[Collection entries]
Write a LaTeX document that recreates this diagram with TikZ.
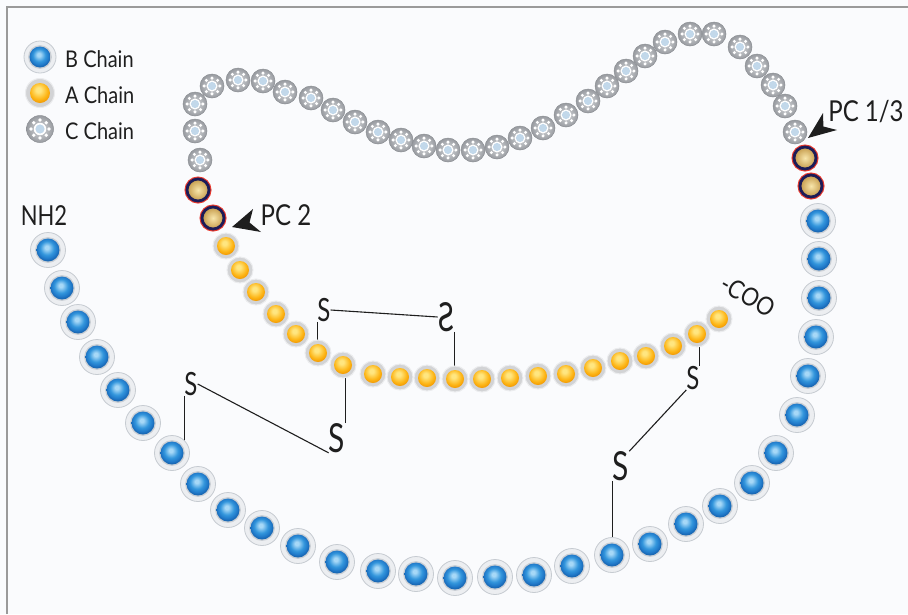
\documentclass[tikz,border=0pt]{standalone}
\usepackage{fontspec}
\setmainfont{Lato}
\usepackage{graphicx}

\definecolor{paper}{HTML}{FAFBFD}
\definecolor{frameline}{HTML}{9A9A9A}
\definecolor{ink}{HTML}{1E1E1E}
% blue (B chain) residues
\definecolor{bl1}{HTML}{A6D8F7}
\definecolor{bl2}{HTML}{3396DC}
\definecolor{bl3}{HTML}{2079C9}
\definecolor{bl4}{HTML}{1A69B5}
\definecolor{ringB}{HTML}{ECEEF1}
\definecolor{ringBedge}{HTML}{C6CBD1}
\definecolor{ringBin}{HTML}{C9CED4}
% orange (A chain) residues
\definecolor{or1}{HTML}{FFE680}
\definecolor{or2}{HTML}{FDB515}
\definecolor{or3}{HTML}{EF9200}
\definecolor{or4}{HTML}{E08400}
\definecolor{ringA}{HTML}{D2D3D5}
\definecolor{ringAedge}{HTML}{EBECEE}
% grey (C chain) residues
\definecolor{cIn}{HTML}{D8DADD}
\definecolor{cOut}{HTML}{989BA0}
\definecolor{cEdge}{HTML}{8C8F94}
\definecolor{cCore}{HTML}{C2D8EA}
% cleavage-site residues
\definecolor{siteIn}{HTML}{F8E6AC}
\definecolor{siteOut}{HTML}{C49A4A}
\definecolor{siteRing}{HTML}{1C1C58}
\definecolor{siteGlow}{HTML}{E8392E}

\pgfdeclareradialshading{blueball}{\pgfpoint{-3bp}{6bp}}{color(0bp)=(bl1); color(4bp)=(bl1); color(15bp)=(bl2); color(22bp)=(bl3); color(25bp)=(bl4); color(50bp)=(bl4)}
\pgfdeclareradialshading{orangeball}{\pgfpoint{-3bp}{6bp}}{color(0bp)=(or1); color(4bp)=(or1); color(15bp)=(or2); color(22bp)=(or3); color(25bp)=(or4); color(50bp)=(or4)}

\pgfdeclarelayer{canvas}
\pgfdeclarelayer{bonds}
\pgfsetlayers{canvas,bonds,main}

\tikzset{
  bbead/.style 2 args={circle, inner sep=0pt, minimum size=#1, fill=ringB, draw=ringBedge, line width=.8pt,
    path picture={\fill[ringBin] (path picture bounding box.center) circle (#2+1.4pt);
      \shade[shading=blueball] (path picture bounding box.center) circle (#2);}},
  abead/.style 2 args={circle, inner sep=0pt, minimum size=#1, fill=ringA, draw=ringAedge, line width=1pt,
    path picture={\shade[shading=orangeball] (path picture bounding box.center) circle (#2);}},
  cbead/.style={circle, inner sep=0pt, minimum size=#1, shading=radial, inner color=cIn, outer color=cOut,
    draw=cEdge, line width=.5pt,
    path picture={
      \foreach \a in {0,45,...,315}
        \fill[white] ([shift={(\a:#1*0.33)}]path picture bounding box.center) circle (#1*0.07);
      \fill[white] (path picture bounding box.center) circle (#1*0.23);
      \fill[cCore] (path picture bounding box.center) circle (#1*0.17);}},
  bB/.style={bbead={35pt}{11.5pt}},
  bA/.style={abead={26pt}{9pt}},
  bC/.style={cbead=24pt},
  site/.style={circle, inner sep=0pt, minimum size=22pt, shading=radial, inner color=siteIn, outer color=siteOut,
    draw=siteRing, line width=2.8pt, preaction={draw=siteGlow, line width=5pt}},
  lbl/.style={text=ink, inner sep=0pt},
  sg/.style={inner sep=0pt, text=ink, font=\fontsize{32}{32}\selectfont},
  sgbig/.style={inner sep=0pt, text=ink, font=\fontsize{40}{40}\selectfont},
  bond/.style={draw=ink, line width=1.1pt},
  pointer/.style={fill=ink},
}

\begin{document}
\begin{tikzpicture}[x=1pt,y=-1pt]
\useasboundingbox (0,0) rectangle (908,614);

\begin{pgfonlayer}{canvas}
  \fill[paper] (0,0) rectangle (908,614);
  \draw[frameline, line width=1.5pt] (7,614) -- (7,7) -- (908,7);
\end{pgfonlayer}

% legend
\node[bbead={32pt}{10.5pt}] (kB) at (40,57) {};
\node[abead={29pt}{10pt}] (kA) at (40,93) {};
\node[cbead=27pt] (kC) at (40,129) {};
\node[lbl, anchor=base west, font=\fontsize{20}{24}\selectfont] (tB) at (65,67) {\scalebox{1}[1.15]{B Chain}};
\node[lbl, anchor=base west, font=\fontsize{20}{24}\selectfont] (tA) at (65,103) {\scalebox{1}[1.15]{A Chain}};
\node[lbl, anchor=base west, font=\fontsize{20}{24}\selectfont] (tC) at (65,139) {\scalebox{1}[1.15]{C Chain}};

% C chain
\foreach \i/\x/\y in {1/200/160, 2/195/131, 3/195/104, 4/212/86, 5/238/80, 6/263/81, 7/285/92,
  8/311/98, 9/333/110, 10/355/122, 11/378/132, 12/401/140, 13/424/146, 14/448/150, 15/473/150,
  16/497/147, 17/520/138, 18/543/128, 19/566/115, 20/588/101, 21/607/86, 22/626/71, 23/645/56,
  24/665/42, 25/690/34, 26/714/34, 27/740/47, 28/757/66, 29/773/85, 30/785/106, 31/795/132}
  \node[bC] (c\i) at (\x,\y) {};

% cleavage-site residues
\node[site] (p1) at (198,190) {};
\node[site] (p2) at (213,218) {};
\node[site] (p3) at (805,158) {};
\node[site] (p4) at (811,186) {};

% A chain
\foreach \i/\x/\y in {1/226/246, 2/240/270, 3/256/292, 4/276/314, 5/296/334, 6/318/353, 7/343/365,
  8/373/374, 9/400/377, 10/427/378, 11/455/379, 12/482/379, 13/510/378, 14/538/376, 15/566/374,
  16/593/368, 17/620/361, 18/646/356, 19/673/346, 20/697/334, 21/719/319}
  \node[bA] (a\i) at (\x,\y) {};

% B chain
\foreach \i/\x/\y in {1/48/250, 2/62/288, 3/78/322, 4/97/357, 5/118/390, 6/143/423, 7/172/453,
  8/198/484, 9/228/510, 10/262/528, 11/298/546, 12/337/562, 13/378/571, 14/416/574, 15/455/578,
  16/495/577, 17/534/575, 18/572/566, 19/612/555, 20/650/544, 21/686/524, 22/720/506, 23/752/483,
  24/776/453, 25/797/415, 26/808/376, 27/816/337, 28/819/298, 29/819/259, 30/818/221}
  \node[bB] (b\i) at (\x,\y) {};

% disulfide sulfur atoms
\node[sg] (s1) at (191,384) {\scalebox{0.75}[1]{S}};
\node[sgbig] (s2) at (337,438) {\scalebox{0.75}[1]{S}};
\node[sg] (s3) at (324,310) {\scalebox{0.75}[1]{S}};
\node[sgbig] (s4) at (446,317) {\reflectbox{\scalebox{0.75}[1]{S}}};
\node[sg] (s5) at (693,378) {\scalebox{0.75}[1]{S}};
\node[sgbig] (s6) at (621,466) {\scalebox{0.75}[1]{S}};

% disulfide bonds
\begin{pgfonlayer}{bonds}
  \draw[bond] (s1.south west) -- (s1.south west |- b7.center);
  \draw[bond] (s1.east) -- (s2.south west);
  \draw[bond] (s2.north east) -- (s2.north east |- a7.center);
  \draw[bond] (s3.south west) -- (s3.south west |- a6.center);
  \draw[bond] (s3.east) -- (s4.west);
  \draw[bond] (s4.south east) -- (s4.south east |- a11.center);
  \draw[bond] (s5.north east) -- (s5.north east |- a20.center);
  \draw[bond] (s5.south west) -- (s6.north east);
  \draw[bond] (s6.south west) -- (s6.south west |- b19.center);
\end{pgfonlayer}

% termini
\node[lbl, font=\fontsize{22}{24}\selectfont] (nterm) at (44,216) {\scalebox{1}[1.25]{NH2}};
\node[lbl, font=\fontsize{22}{24}\selectfont, rotate=-30] (cterm) at (748,296) {\scalebox{1}[1.15]{-COO}};

% processing enzymes
\node[lbl, font=\fontsize{24}{26}\selectfont] (pc13) at (866,112) {\scalebox{1}[1.2]{PC 1/3}};
\node[lbl, font=\fontsize{24}{26}\selectfont] (pc2) at (286,215) {\scalebox{1}[1.2]{PC 2}};
\fill[pointer] (808,138) -- (823,113) -- (823.4,126.5) -- (837,130) -- cycle;
\fill[pointer] (232,227) -- (253,209) -- (249.5,222.5) -- (261,232) -- cycle;
\end{tikzpicture}
\end{document}
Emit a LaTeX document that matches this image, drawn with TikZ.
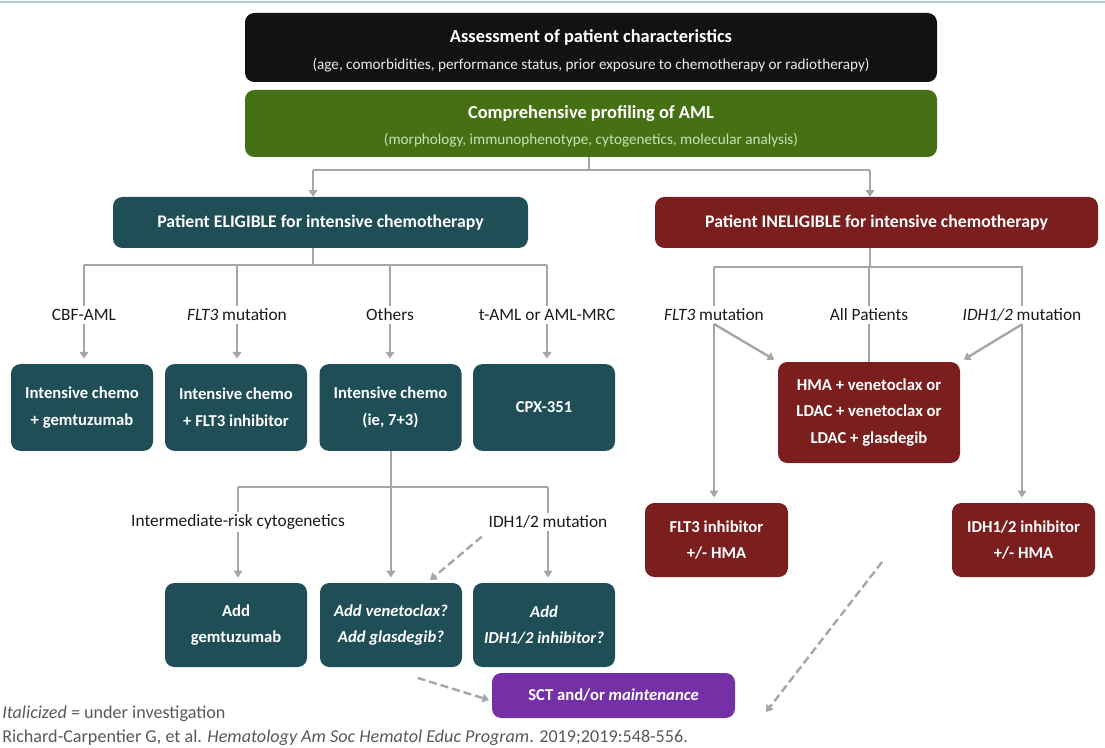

**Goal**
Look over the listing. Pull out every line with the string "that" in it.

**Written response**
Write a LaTeX document that recreates this diagram with TikZ.
Emit a LaTeX document that matches this image, drawn with TikZ.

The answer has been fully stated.